Ten years ago, the nation’s most-visited park unit had 240 permanent positions to manage “America’s Favorite Drive.” Today, Blue Ridge Parkway can afford to fill only about 170 of those jobs, leaving a third of the maintenance department unstaffed.
With only ten permanent interpretive rangers available for the 14 visitor contact facilities serving over 22 million visitors annually along the parkway’s 469-mile length, park managers spend $600,000 a year to hire seasonal employees to keep those facilities open during the busy season from April through October. The parkway’s annual budget totals $16.3 million, so even a 5 percent cut would reduce the operating budget by $815,000—more than the parkway spends each year on its seasonal interpretive rangers. Without this funding, the parkway would likely have to shorten hours at its visitor centers; a 10 percent cut would almost certainly mean the layoff of some permanent employees and the elimination of seasonal hires altogether, resulting in the closure of some of the parkway’s facilities.
Reduced funding would also be detrimental at Cumberland Gap National Historic Park, where increased visitation has underscored the park’s existing staffing shortages. Currently, most staff members wear many new “hats” as they try to cover the work responsibilities of several permanent positions that are vacant at current funding levels. These positions include a deputy superintendent to help manage the park and its nearly one million annual visitors; a resource management specialist to ensure protection of the scenic, historic, and recreational resources at the park; maintenance mechanics and laborers who help maintain facilities; and park rangers to help guide visitors and ensure their safety.
Park staff members have taken several steps to keep operating expenses down, such as turning off the lights, closing buildings, bringing on more volunteers, and other cost-reduction strategies. But despite these efficiency efforts, they continue to struggle to meet visitors’ needs with insufficient manpower. Additional funding cuts would make a bad situation even worse by reducing or eliminating seasonal hires needed during peak vacation and leaf-peeping seasons.
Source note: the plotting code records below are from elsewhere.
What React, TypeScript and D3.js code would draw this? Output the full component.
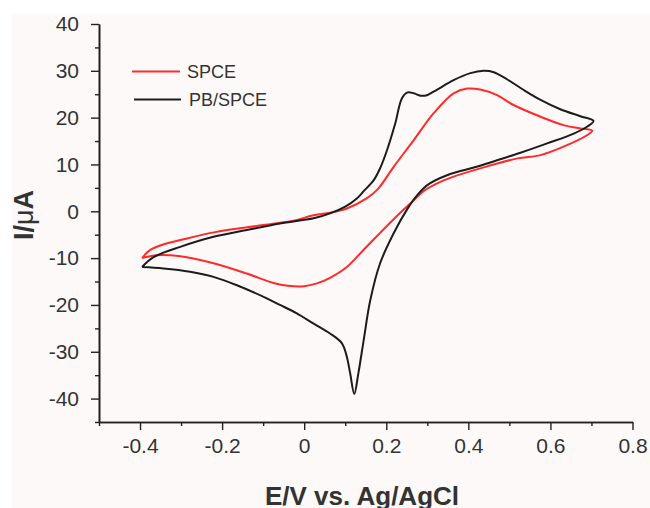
import React, { useEffect, useRef } from "react";
import * as d3 from "d3";

// cyclic voltammograms, scan starts at the left vertex
const spceE = [
  -0.395, -0.376, -0.34, -0.302, -0.22, -0.1, -0.02, 0.02, 0.063, 0.104, 0.153,
  0.18, 0.218, 0.267, 0.315, 0.364, 0.397, 0.429, 0.47, 0.51, 0.576, 0.632,
  0.673, 0.702, 0.69, 0.632, 0.576, 0.52, 0.446, 0.364, 0.32, 0.291, 0.26,
  0.226, 0.185, 0.145, 0.104, 0.063, 0.031, 0.0, -0.04, -0.075, -0.14, -0.221,
  -0.302, -0.36, -0.395,
];
const spceI = [
  -10.0, -8.3, -7.0, -6.15, -4.5, -2.95, -1.9, -0.9, -0.3, 0.6, 2.8, 4.8, 9.5,
  15.2, 20.9, 25.2, 26.2, 26.0, 24.8, 22.7, 20.2, 18.4, 17.7, 17.2, 16.3, 13.8,
  12.0, 11.3, 9.6, 7.4, 5.8, 4.3, 1.8, -1.0, -4.6, -8.2, -11.9, -14.2, -15.4,
  -16.0, -15.9, -15.3, -13.3, -11.1, -9.6, -9.4, -10.0,
];

const pbE = [
  -0.395, -0.368, -0.302, -0.221, -0.14, -0.059, 0.023, 0.063, 0.1, 0.129,
  0.145, 0.169, 0.185, 0.202, 0.222, 0.238, 0.252, 0.267, 0.283, 0.299, 0.324,
  0.364, 0.405, 0.437, 0.462, 0.494, 0.535, 0.576, 0.624, 0.673, 0.705, 0.69,
  0.657, 0.592, 0.527, 0.47, 0.42, 0.348, 0.3, 0.275, 0.25, 0.218, 0.185,
  0.161, 0.145, 0.132, 0.122, 0.112, 0.104, 0.092, 0.063, 0.023, -0.018,
  -0.059, -0.091, -0.164, -0.221, -0.278, -0.343, -0.395,
];
const pbI = [
  -11.9, -9.85, -7.6, -5.45, -4.0, -2.6, -1.5, -0.45, 1.0, 2.8, 4.3, 6.6, 9.2,
  13.1, 18.8, 24.1, 25.4, 25.2, 24.7, 24.8, 26.0, 28.0, 29.5, 30.0, 29.7, 28.2,
  25.9, 23.8, 21.8, 20.3, 19.3, 18.1, 16.6, 14.5, 12.5, 10.9, 9.5, 7.7, 5.6,
  3.4, 0.3, -4.7, -11.1, -19.0, -27.5, -34.6, -39.0, -34.6, -31.1, -28.2,
  -26.1, -24.0, -21.8, -20.0, -18.6, -15.8, -14.0, -12.9, -12.2, -11.9,
];

const xMajor = [-0.4, -0.2, 0, 0.2, 0.4, 0.6, 0.8];
const xMinor = [-0.5, -0.3, -0.1, 0.1, 0.3, 0.5, 0.7];
const yMajor = [-40, -30, -20, -10, 0, 10, 20, 30, 40];
const yMinor = [-45, -35, -25, -15, -5, 5, 15, 25, 35];

const seriesNames = ["SPCE", "PB/SPCE"];
const seriesColors = ["#ff2a2a", "#1c1c1c"];

const App = () => {
  const chart = useRef<SVGSVGElement>(null);

  useEffect(() => {
    const svg = d3.select(chart.current);
    svg.selectAll("*").remove();

    const font = "Liberation Sans, Arial, sans-serif";
    const x = d3.scaleLinear().domain([-0.5, 0.8]).range([99, 632.5]);
    const y = d3.scaleLinear().domain([-45, 40]).range([422, 24]);

    svg
      .append("rect")
      .attr("x", 12)
      .attr("y", 14)
      .attr("width", 638)
      .attr("height", 494)
      .attr("fill", "#fdf9f9");

    const series = [
      { e: spceE, i: spceI },
      { e: pbE, i: pbI },
    ];
    series.forEach((s, k) => {
      const line = d3
        .line<number>()
        .x((d) => x(s.e[d]))
        .y((d) => y(s.i[d]))
        .curve(d3.curveCatmullRom.alpha(0.5));
      svg
        .append("path")
        .attr("d", line(d3.range(s.e.length)))
        .attr("fill", "none")
        .attr("stroke", seriesColors[k])
        .attr("stroke-width", 2)
        .attr("stroke-linejoin", "round");
    });

    // axes
    const styleAxis = (g) => {
      g.select(".domain").attr("stroke", "#222").attr("stroke-width", 1.6);
      g.selectAll(".tick line").attr("stroke", "#222").attr("stroke-width", 1.4);
      g.selectAll("text")
        .attr("fill", "#333")
        .attr("font-family", font)
        .attr("font-size", 21);
    };

    svg
      .append("g")
      .attr("transform", "translate(0,422)")
      .call(d3.axisBottom(x).tickValues(xMinor).tickSize(4).tickSizeOuter(0).tickFormat(() => ""))
      .call(styleAxis);
    svg
      .append("g")
      .attr("transform", "translate(0,422)")
      .call(
        d3
          .axisBottom(x)
          .tickValues(xMajor)
          .tickSize(8)
          .tickSizeOuter(0)
          .tickPadding(8)
          .tickFormat((d) => (d === 0 ? "0" : (+d).toFixed(1)))
      )
      .call(styleAxis);

    svg
      .append("g")
      .attr("transform", "translate(99,0)")
      .call(d3.axisLeft(y).tickValues(yMinor).tickSize(4).tickSizeOuter(0).tickFormat(() => ""))
      .call(styleAxis);
    svg
      .append("g")
      .attr("transform", "translate(99,0)")
      .call(
        d3
          .axisLeft(y)
          .tickValues(yMajor)
          .tickSize(8)
          .tickSizeOuter(0)
          .tickPadding(12)
          .tickFormat((d) => String(d))
      )
      .call(styleAxis);

    // titles
    svg
      .append("text")
      .attr("x", 362)
      .attr("y", 505)
      .attr("text-anchor", "middle")
      .attr("font-family", font)
      .attr("font-weight", "bold")
      .attr("font-size", 26)
      .attr("fill", "#333")
      .text("E/V vs. Ag/AgCl");

    const yt = svg
      .append("text")
      .attr("transform", "translate(33,215) rotate(-90)")
      .attr("text-anchor", "middle")
      .attr("font-family", font)
      .attr("font-weight", "bold")
      .attr("font-size", 27)
      .attr("fill", "#333");
    yt.append("tspan").text("I/");
    yt.append("tspan").attr("font-weight", "normal").text("\u03bc");
    yt.append("tspan").text("A");

    // legend
    const legend = svg.append("g");
    seriesNames.forEach((name, k) => {
      const ly = 71.5 + k * 28;
      legend
        .append("line")
        .attr("x1", 132 + k * 2)
        .attr("x2", 180 + k)
        .attr("y1", ly)
        .attr("y2", ly)
        .attr("stroke", seriesColors[k])
        .attr("stroke-width", 2);
      legend
        .append("text")
        .attr("x", 187 + k * 2)
        .attr("y", ly + 6.5)
        .attr("font-family", font)
        .attr("font-size", 18)
        .attr("fill", "#333")
        .text(name);
    });
  }, []);

  return (
    <div>
      <svg
        ref={chart}
        width={650}
        height={508}
        style={{ position: "absolute", left: 0, top: 0, background: "#fff" }}
      ></svg>
    </div>
  );
};

export default App;
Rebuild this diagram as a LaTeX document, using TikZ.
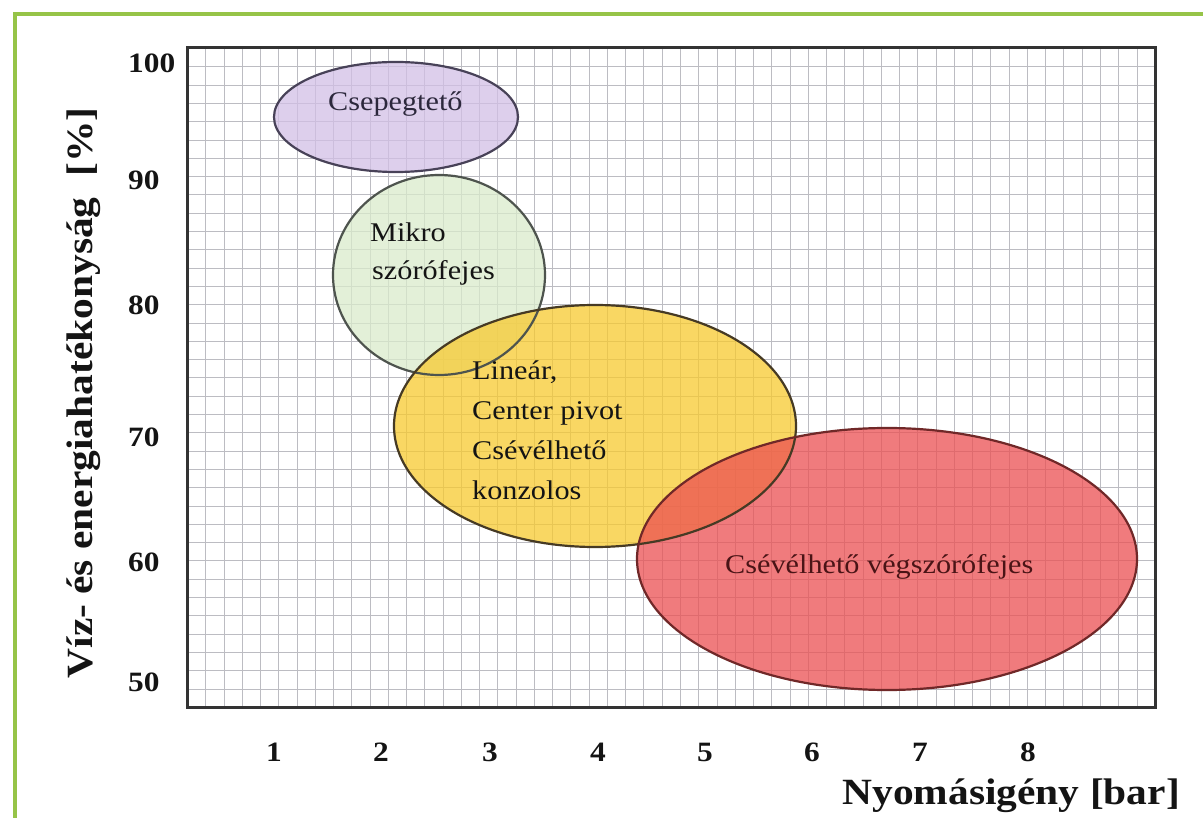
\documentclass[tikz,border=0pt]{standalone}
\usepackage{fontspec}
\setmainfont{Liberation Serif}[FakeStretch=1.12]
\definecolor{frameGreen}{RGB}{150,196,72}
\definecolor{gridgray}{RGB}{188,188,194}
\definecolor{ink}{RGB}{20,20,20}
\definecolor{blobP}{RGB}{210,192,230}
\definecolor{blobG}{RGB}{218,236,204}
\definecolor{blobY}{RGB}{248,202,48}
\definecolor{blobR}{RGB}{236,80,82}
\definecolor{rimP}{RGB}{72,66,88}
\definecolor{rimG}{RGB}{78,84,78}
\definecolor{rimY}{RGB}{70,58,36}
\definecolor{rimR}{RGB}{112,40,40}
\definecolor{txtP}{RGB}{44,40,60}
\definecolor{txtR}{RGB}{74,20,22}
\begin{document}
\begin{tikzpicture}[x=1pt,y=-1pt,
  gridline/.style={draw=gridgray,line width=1.1pt},
  ticklab/.style={font=\fontsize{28}{32}\selectfont\bfseries, text=ink, inner sep=0pt},
  axlab/.style={font=\fontsize{37}{42}\selectfont\bfseries, text=ink, inner sep=0pt},
  lab/.style={font=\fontsize{27}{32}\selectfont, text=ink, inner sep=0pt, anchor=base west},
  blob/.style={fill opacity=0.75},
  rim/.style={line width=2.2pt}]
\useasboundingbox (0,0) rectangle (1203,818);
\fill[white] (0,0) rectangle (1203,818);
% outer green frame
\draw[frameGreen, line width=3.5pt] (15,830) -- (15,14) -- (1215,14);
% grid
\foreach \i in {1,...,52} \draw[gridline] ({187.5+round(18.26*\i)},48) -- ({187.5+round(18.26*\i)},707);
\foreach \j in {1,...,35} \draw[gridline] (187,{48.5+round(18.3*\j)}) -- (1155,{48.5+round(18.3*\j)});
% fills
\fill[blobP, blob] (396,117) ellipse [x radius=122, y radius=55];
\fill[blobG, blob] (439,275) ellipse [x radius=106, y radius=100];
\fill[blobY, blob] (595,426) ellipse [x radius=201, y radius=121];
\fill[blobR, blob] (887,559) ellipse [x radius=250, y radius=131];
% outlines
\draw[rimP, rim] (396,117) ellipse [x radius=122, y radius=55];
\draw[rimG, rim] (439,275) ellipse [x radius=106, y radius=100];
\draw[rimY, rim] (595,426) ellipse [x radius=201, y radius=121];
\draw[rimR, rim] (887,559) ellipse [x radius=250, y radius=131];
% plot frame
\draw[black!80, line width=3pt] (187,48) rectangle (1155,707);
% labels in ellipses
\node[lab, text=txtP] (csep) at (328,111) {Csepegtető};
\node[lab] (mik1) at (370,242) {Mikro};
\node[lab] (mik2) at (372,280) {szórófejes};
\node[lab] (lin1) at (472,380) {Lineár,};
\node[lab] (lin2) at (472,420) {Center pivot};
\node[lab] (lin3) at (472,459) {Csévélhető};
\node[lab] (lin4) at (472,499) {konzolos};
\node[lab, text=txtR] (csev) at (725,573) {Csévélhető végszórófejes};
% y ticks
\node[ticklab, anchor=west] (y100) at (128,63) {100};
\node[ticklab, anchor=west] (y90) at (128,180) {90};
\node[ticklab, anchor=west] (y80) at (128,305) {80};
\node[ticklab, anchor=west] (y70) at (128,437) {70};
\node[ticklab, anchor=west] (y60) at (128,562) {60};
\node[ticklab, anchor=west] (y50) at (128,682) {50};
% x ticks
\node[ticklab] (x1) at (274,752) {1};
\node[ticklab] (x2) at (381,752) {2};
\node[ticklab] (x3) at (490,752) {3};
\node[ticklab] (x4) at (598,752) {4};
\node[ticklab] (x5) at (705,752) {5};
\node[ticklab] (x6) at (812,752) {6};
\node[ticklab] (x7) at (920,752) {7};
\node[ticklab] (x8) at (1028,752) {8};
% axis titles
\node[axlab, anchor=base east] (xt) at (1180,804) {Nyomásigény [bar]};
\node[axlab, rotate=90] (yt) at (84,393) {Víz- és energiahatékonyság\ \ [\%]};
\end{tikzpicture}
\end{document}
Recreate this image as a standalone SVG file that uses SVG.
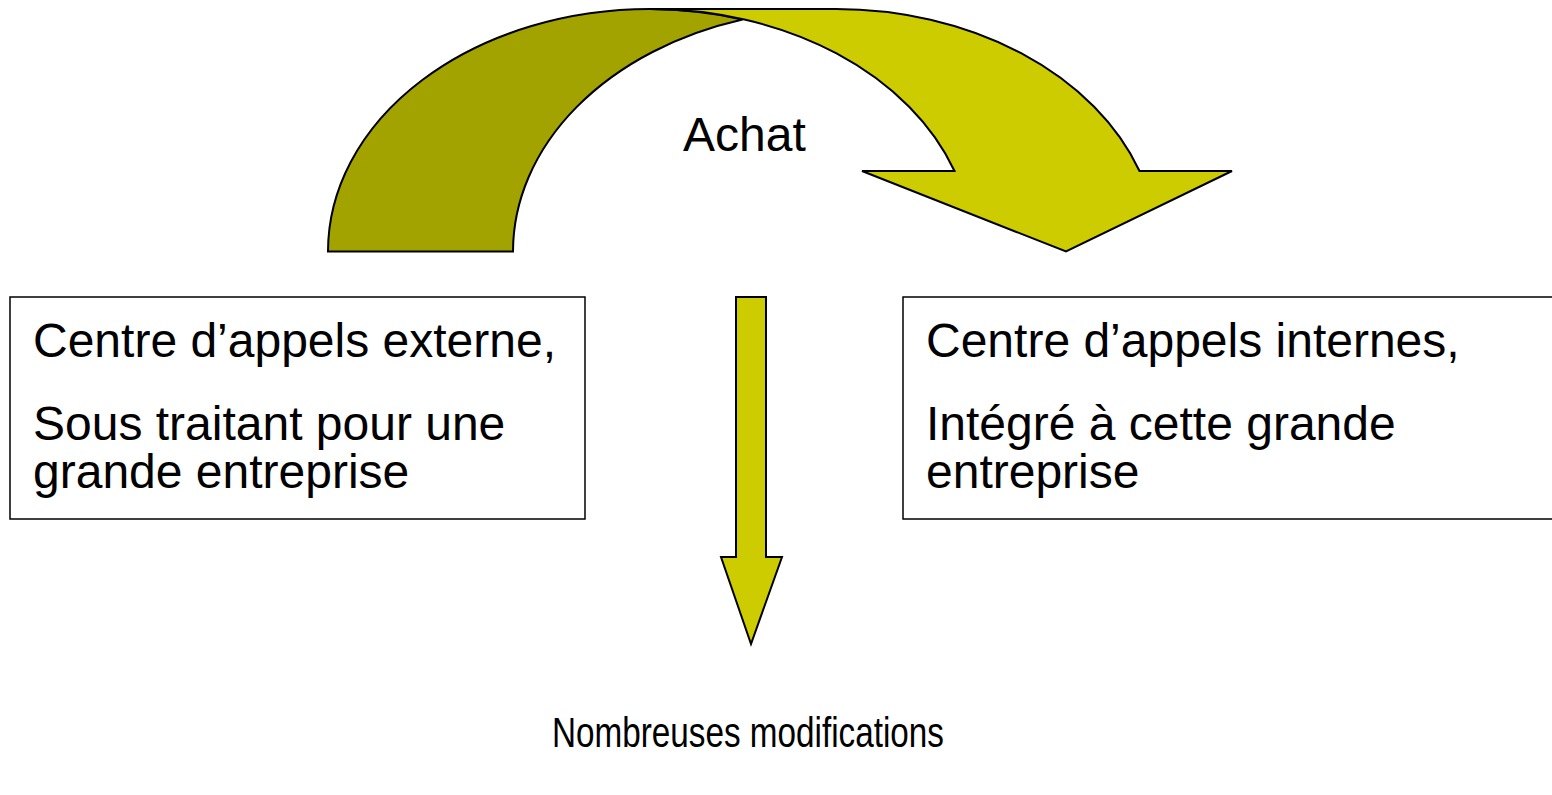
<svg xmlns="http://www.w3.org/2000/svg" width="1552" height="795" viewBox="0 0 1552 795">
<style>
.shape{stroke:#000;stroke-width:2;stroke-linejoin:miter}
.dark{fill:#A3A300}
.yel{fill:#CCCC00}
.box{fill:#fff;stroke:#000;stroke-width:1.5}
text{font-family:"Liberation Sans",Arial,sans-serif;font-size:48px;fill:#000}
.small{font-size:42px}
</style>
<rect width="1552" height="795" fill="#fff"/>
<g id="curved-arrow">
<path class="shape dark" d="M328,251.5 A322,242.5 0 0 1 650,9 A322,242.5 0 0 1 742.5,19.5 A322,242.5 0 0 0 513,251.5 Z"/>
<path class="shape yel" d="M650,9 L835,9 A322,242.5 0 0 1 1139.5,171 L1232,171 L1066,251.5 L862,171 L954.5,171 A322,242.5 0 0 0 650,9 Z"/>
<text x="683" y="151">Achat</text>
</g>
<g id="box-left">
<rect class="box" x="10" y="297" width="575" height="222"/>
<text x="33" y="357">Centre d’appels externe,</text>
<text x="33" y="440">Sous traitant pour une</text>
<text x="33" y="488">grande entreprise</text>
</g>
<g id="box-right">
<rect class="box" x="903" y="297" width="680" height="222"/>
<text x="926" y="357">Centre d’appels internes,</text>
<text x="926" y="440">Intégré à cette grande</text>
<text x="926" y="488">entreprise</text>
</g>
<g id="connectors">
<path class="shape yel" d="M736,297 L766,297 L766,557 L782,557 L751,644 L721,557 L736,557 Z"/>
</g>
<g id="bottom-label">
<text class="small" x="552" y="747" textLength="392" lengthAdjust="spacingAndGlyphs">Nombreuses modifications</text>
</g>
</svg>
While these are examples of the staffing crisis facing two parks, it is important to remember that for every two park service jobs, one job outside the park is supported. Local businesses that serve park visitors—the restaurants, shops, equipment rentals, motels, gas stations, and other small businesses—will be negatively affected, too. These businesses, their employees, and their families depend on keeping the national parks open and in good condition. To quote Governor Bill Haslam’s recent State of the State address, “In Tennessee, tourism equals jobs.” This certainly applies to the other 49 states as well.